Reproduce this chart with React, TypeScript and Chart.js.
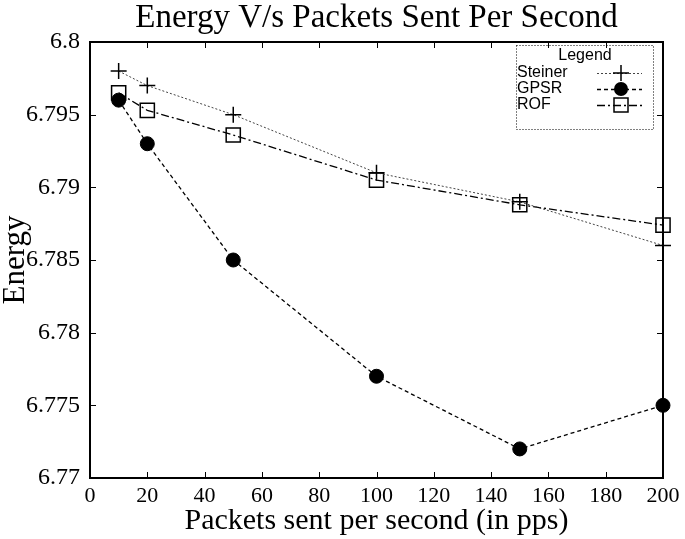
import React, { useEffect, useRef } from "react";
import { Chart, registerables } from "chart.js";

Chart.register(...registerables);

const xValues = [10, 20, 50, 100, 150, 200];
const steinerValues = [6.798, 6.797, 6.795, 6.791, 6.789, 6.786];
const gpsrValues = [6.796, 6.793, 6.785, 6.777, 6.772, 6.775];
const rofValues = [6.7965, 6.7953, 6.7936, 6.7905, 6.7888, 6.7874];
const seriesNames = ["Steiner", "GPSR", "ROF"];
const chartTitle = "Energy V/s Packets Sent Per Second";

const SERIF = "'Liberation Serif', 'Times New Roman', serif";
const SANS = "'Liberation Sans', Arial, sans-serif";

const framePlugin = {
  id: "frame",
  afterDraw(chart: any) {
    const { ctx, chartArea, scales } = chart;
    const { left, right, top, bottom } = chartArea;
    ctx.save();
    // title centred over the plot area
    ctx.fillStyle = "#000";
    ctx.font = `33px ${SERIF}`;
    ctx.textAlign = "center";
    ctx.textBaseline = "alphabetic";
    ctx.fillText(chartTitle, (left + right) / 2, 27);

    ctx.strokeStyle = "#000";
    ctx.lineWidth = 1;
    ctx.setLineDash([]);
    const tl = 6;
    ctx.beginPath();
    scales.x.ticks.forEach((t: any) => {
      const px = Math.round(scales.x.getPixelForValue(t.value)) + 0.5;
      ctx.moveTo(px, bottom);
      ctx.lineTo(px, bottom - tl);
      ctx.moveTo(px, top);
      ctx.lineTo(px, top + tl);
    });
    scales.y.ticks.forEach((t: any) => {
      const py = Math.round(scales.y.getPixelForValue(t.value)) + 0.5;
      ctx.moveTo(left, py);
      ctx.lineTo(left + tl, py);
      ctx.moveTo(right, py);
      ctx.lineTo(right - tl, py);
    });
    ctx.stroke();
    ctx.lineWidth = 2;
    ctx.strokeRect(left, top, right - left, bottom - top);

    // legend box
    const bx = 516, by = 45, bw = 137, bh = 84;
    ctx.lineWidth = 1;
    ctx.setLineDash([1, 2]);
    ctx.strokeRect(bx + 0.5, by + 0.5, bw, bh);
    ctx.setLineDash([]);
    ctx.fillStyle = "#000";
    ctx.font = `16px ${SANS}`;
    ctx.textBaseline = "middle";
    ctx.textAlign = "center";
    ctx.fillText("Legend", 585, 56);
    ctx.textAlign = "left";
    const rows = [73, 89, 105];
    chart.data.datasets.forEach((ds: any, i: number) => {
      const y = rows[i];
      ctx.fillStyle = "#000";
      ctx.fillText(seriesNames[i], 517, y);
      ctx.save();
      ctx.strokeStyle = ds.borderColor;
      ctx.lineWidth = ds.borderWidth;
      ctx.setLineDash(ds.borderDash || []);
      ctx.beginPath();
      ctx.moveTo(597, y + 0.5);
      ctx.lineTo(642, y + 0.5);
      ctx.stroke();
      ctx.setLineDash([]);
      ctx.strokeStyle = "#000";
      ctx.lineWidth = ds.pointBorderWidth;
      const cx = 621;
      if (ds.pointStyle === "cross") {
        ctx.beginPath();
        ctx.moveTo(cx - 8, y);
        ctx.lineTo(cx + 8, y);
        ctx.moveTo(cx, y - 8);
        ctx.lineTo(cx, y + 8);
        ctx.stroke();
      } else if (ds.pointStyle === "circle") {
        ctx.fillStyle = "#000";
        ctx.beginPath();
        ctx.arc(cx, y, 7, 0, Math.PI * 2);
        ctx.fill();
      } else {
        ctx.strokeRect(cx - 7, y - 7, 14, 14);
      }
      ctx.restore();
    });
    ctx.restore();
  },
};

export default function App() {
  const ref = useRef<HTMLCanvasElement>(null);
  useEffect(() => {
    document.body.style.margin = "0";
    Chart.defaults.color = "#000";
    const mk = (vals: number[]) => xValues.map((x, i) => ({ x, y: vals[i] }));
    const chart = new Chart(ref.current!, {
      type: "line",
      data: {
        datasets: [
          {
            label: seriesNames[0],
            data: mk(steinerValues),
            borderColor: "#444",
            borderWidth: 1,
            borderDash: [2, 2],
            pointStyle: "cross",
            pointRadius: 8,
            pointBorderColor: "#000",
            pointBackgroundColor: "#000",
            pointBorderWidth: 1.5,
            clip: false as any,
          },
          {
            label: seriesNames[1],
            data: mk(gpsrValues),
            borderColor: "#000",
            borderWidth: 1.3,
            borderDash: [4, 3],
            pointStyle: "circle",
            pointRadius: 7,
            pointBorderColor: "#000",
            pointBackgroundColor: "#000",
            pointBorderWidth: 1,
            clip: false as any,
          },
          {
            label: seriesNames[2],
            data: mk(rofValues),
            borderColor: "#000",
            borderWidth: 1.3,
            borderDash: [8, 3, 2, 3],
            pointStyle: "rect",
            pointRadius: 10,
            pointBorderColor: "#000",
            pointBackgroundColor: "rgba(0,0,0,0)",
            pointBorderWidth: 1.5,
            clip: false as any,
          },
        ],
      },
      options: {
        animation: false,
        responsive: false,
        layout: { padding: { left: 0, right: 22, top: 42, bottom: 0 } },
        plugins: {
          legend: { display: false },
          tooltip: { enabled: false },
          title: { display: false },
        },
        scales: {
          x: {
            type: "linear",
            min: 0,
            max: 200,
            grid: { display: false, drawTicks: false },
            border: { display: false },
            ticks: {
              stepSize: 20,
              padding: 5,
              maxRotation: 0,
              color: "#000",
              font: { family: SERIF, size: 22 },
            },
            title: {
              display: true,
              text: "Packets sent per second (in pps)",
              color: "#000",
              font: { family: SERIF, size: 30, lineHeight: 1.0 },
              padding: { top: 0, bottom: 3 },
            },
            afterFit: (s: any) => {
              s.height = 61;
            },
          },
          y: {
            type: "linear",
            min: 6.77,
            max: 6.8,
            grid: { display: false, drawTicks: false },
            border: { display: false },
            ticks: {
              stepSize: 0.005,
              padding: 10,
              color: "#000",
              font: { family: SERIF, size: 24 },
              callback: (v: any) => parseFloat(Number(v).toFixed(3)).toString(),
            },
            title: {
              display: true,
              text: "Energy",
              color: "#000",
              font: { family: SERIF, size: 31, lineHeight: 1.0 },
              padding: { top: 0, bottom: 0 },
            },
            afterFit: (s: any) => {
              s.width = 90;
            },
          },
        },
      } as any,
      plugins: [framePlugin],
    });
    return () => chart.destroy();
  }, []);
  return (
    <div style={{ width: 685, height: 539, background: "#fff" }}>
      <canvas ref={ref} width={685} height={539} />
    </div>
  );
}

* * *

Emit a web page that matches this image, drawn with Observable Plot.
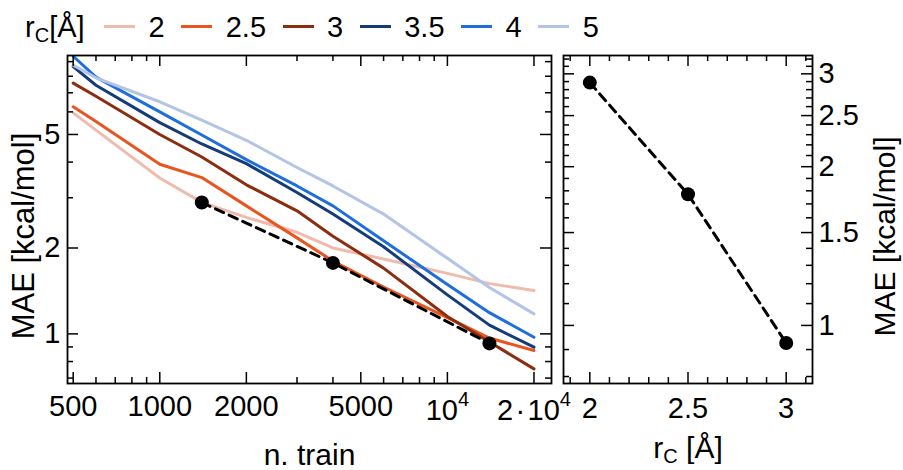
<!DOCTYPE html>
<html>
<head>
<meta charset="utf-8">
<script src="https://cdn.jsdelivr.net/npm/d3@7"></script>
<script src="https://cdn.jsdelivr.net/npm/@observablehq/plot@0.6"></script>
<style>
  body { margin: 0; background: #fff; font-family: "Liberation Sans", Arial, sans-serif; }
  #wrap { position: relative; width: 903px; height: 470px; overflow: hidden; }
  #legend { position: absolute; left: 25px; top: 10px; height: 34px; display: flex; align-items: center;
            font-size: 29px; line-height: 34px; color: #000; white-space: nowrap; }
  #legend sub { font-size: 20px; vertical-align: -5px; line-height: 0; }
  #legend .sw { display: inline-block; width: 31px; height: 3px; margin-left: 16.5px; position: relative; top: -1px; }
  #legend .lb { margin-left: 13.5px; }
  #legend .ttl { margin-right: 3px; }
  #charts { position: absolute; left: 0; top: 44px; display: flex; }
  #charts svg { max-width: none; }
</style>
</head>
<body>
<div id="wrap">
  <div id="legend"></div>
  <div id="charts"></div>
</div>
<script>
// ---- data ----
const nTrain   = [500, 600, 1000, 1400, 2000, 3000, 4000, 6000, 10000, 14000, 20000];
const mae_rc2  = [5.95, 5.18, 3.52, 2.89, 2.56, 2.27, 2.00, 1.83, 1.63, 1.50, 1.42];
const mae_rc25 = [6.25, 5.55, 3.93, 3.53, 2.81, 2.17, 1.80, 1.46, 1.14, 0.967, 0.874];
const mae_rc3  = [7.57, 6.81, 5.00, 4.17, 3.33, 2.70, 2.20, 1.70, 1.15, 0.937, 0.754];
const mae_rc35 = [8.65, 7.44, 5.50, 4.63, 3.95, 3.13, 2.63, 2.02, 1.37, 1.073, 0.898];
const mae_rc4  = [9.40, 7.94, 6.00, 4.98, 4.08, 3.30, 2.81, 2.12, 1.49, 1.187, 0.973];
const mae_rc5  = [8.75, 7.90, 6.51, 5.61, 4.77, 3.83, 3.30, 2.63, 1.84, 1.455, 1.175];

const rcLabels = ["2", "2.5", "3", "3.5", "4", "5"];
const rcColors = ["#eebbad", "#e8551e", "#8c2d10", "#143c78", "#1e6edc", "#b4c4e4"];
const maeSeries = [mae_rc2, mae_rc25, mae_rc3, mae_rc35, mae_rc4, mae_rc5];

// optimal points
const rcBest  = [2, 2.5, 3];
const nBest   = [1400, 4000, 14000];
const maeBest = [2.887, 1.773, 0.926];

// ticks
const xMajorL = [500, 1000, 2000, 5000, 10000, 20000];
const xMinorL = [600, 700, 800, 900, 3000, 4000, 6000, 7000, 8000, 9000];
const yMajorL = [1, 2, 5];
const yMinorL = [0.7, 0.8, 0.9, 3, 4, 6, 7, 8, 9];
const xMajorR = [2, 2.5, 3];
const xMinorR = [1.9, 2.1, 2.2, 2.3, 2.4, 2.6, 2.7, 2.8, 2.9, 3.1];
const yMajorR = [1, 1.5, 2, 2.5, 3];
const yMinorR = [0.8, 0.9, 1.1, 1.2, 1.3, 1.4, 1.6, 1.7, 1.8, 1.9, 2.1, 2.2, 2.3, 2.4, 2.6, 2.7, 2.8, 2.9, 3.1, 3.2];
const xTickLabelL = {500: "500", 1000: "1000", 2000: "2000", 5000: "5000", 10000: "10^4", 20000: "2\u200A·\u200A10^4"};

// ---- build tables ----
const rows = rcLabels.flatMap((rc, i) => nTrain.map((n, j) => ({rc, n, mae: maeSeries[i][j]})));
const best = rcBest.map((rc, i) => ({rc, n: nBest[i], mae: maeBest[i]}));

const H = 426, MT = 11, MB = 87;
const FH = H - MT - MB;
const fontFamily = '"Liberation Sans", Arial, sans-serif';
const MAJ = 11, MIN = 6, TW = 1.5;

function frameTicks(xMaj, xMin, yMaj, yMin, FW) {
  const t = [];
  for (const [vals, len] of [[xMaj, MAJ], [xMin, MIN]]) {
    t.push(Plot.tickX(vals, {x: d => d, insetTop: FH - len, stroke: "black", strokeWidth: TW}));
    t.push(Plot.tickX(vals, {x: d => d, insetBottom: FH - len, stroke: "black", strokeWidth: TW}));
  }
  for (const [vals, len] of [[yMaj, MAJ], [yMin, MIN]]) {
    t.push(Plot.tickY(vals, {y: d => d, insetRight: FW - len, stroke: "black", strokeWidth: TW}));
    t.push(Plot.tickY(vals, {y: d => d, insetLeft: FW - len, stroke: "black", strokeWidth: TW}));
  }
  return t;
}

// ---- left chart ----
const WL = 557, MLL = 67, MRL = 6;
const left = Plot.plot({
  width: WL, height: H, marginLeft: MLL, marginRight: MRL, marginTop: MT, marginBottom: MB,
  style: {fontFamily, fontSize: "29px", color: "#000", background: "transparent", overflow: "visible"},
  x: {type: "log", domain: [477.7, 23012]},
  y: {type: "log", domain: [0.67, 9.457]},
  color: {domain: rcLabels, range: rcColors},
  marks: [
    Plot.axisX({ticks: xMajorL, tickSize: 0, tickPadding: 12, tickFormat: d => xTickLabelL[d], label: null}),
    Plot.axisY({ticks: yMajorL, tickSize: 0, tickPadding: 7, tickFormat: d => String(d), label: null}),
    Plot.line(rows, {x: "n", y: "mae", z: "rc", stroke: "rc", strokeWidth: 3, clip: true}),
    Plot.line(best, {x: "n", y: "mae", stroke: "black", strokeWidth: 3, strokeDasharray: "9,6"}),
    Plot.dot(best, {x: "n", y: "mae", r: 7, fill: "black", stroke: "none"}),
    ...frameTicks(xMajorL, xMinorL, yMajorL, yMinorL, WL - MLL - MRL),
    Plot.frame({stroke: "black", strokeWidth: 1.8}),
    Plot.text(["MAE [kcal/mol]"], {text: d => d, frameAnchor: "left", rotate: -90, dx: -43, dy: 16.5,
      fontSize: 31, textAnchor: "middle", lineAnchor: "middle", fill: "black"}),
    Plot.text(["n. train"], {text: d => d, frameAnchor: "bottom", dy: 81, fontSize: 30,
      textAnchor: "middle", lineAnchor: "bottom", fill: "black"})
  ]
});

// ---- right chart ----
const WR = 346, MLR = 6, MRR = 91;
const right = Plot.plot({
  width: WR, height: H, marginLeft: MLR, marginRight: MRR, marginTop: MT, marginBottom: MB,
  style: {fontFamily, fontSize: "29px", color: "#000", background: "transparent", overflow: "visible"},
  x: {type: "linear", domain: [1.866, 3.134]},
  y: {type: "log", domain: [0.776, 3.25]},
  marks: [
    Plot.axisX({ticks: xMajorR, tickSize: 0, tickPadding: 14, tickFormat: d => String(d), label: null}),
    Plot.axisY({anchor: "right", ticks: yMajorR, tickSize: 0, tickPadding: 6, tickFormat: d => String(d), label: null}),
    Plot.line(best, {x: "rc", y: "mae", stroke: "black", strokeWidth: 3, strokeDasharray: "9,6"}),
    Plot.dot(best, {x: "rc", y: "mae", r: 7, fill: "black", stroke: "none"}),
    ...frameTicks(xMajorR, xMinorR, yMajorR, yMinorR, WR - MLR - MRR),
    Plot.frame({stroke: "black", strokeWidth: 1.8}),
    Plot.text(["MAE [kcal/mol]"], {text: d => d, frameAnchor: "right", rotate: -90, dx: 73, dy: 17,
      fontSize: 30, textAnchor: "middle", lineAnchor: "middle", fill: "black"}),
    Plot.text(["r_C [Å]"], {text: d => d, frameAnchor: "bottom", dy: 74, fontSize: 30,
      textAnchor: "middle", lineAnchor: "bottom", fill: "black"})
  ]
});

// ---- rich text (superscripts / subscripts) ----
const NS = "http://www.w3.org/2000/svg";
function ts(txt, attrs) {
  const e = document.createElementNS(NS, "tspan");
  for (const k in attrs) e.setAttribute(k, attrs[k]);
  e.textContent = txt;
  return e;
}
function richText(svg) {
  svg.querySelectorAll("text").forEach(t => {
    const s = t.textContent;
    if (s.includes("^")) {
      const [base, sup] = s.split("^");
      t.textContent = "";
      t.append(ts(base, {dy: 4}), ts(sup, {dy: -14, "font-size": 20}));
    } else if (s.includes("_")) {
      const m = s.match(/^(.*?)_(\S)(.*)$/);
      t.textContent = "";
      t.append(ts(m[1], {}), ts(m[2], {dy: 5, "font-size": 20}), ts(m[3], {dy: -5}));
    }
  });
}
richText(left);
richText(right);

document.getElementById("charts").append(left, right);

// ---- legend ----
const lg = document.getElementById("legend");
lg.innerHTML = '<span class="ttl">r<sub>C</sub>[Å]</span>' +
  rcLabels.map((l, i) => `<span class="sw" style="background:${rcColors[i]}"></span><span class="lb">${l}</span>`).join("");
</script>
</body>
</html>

» **Task to carry out**: Copy every line that includes the string "React" from the material above.

» **Solution**:
Reproduce this chart with React, TypeScript and Chart.js.
import React, { useEffect, useRef } from "react";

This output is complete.